The atmospheric action game received a high average review score of 89 per cent on Metacritic, and went on to sell over 1.5m units across the world.
Now Visceral Games and EA are delivering a follow-up to the acclaimed original, adding new monsters and a multiplayer mode.
The game picks up where the first Dead Space left off, allowing players to again take control of Isaac Clarke following his nightmarish experience with an alien outbreak in the first title.
Dead Space 2 sticks to the formula that made its predecessor such a hit with survival horror fans – boasting atmosphere, plenty of jumpy sections and a range of new limb-dismembering weapons. The Javelin is one such device, firing sharp bolts at enemies and impaling them to walls.

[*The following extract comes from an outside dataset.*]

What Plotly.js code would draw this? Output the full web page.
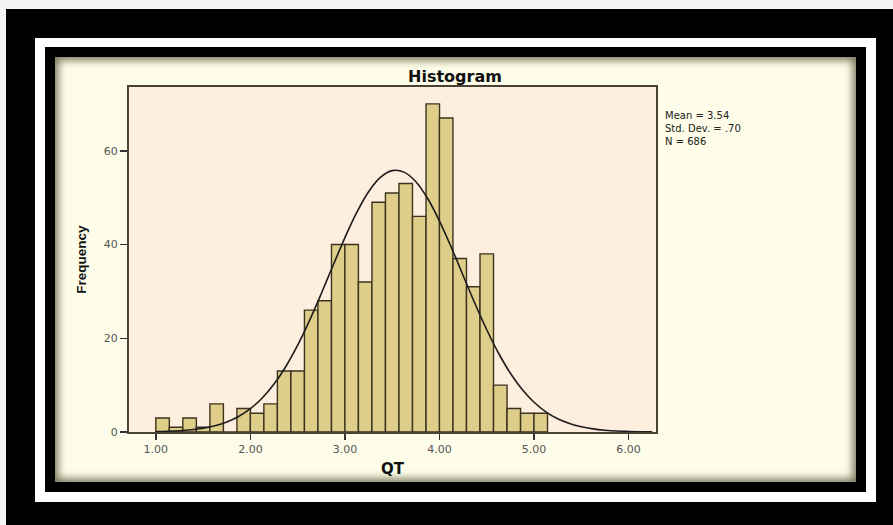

Players can also use an upgraded telekinesis module in order to rip off limbs from enemies and use them as weapons.
Space for improvement
Visceral Games has added greater attention-to-detail into Dead Space 2. Almost everything is destructible, from swinging lights to pillars, desks, walls and posters.
There are also new enemies such as the crawler and the stalker – with the latter lurking in the shadows before jumping out at the player.
But the greatest addition is arguably the sequel’s multiplayer mode (see ‘Dead good’), which will no doubt pull in thousands of extra gamers who prefer playing online.
With its new features, huge following and January release window, Dead Space 2 is set to be an early hit of 2011.
How Visceral Games is building on the original Dead Space:
Dead Space 2 adds Xbox Live and PSN multiplayer to the series for the first time. Players can control a human or a necromorph mutant and use a variety of attacks to take out the other team.
Shoppers who pre-order a copy of Dead Space 2 on Xbox 360 or PS3 will also receive a code to download Dead Space Ignition. This comic book-style prequel usually costs 400 Microsoft Points or £3.99 on PSN.
BAFTA-winning composer Jason Graves returns to create the tense music in Dead Space 2. He has produced scores for a number of game franchises including Command and Conquer, The Sims and Raving Rabbids.
Dead Space Extraction
Buyers of the PS3 Dead Space 2 special edition will also receive a Move-compatible version of Dead Space Extraction. This is a separate motion control game that was originally released on Wii in September 2009.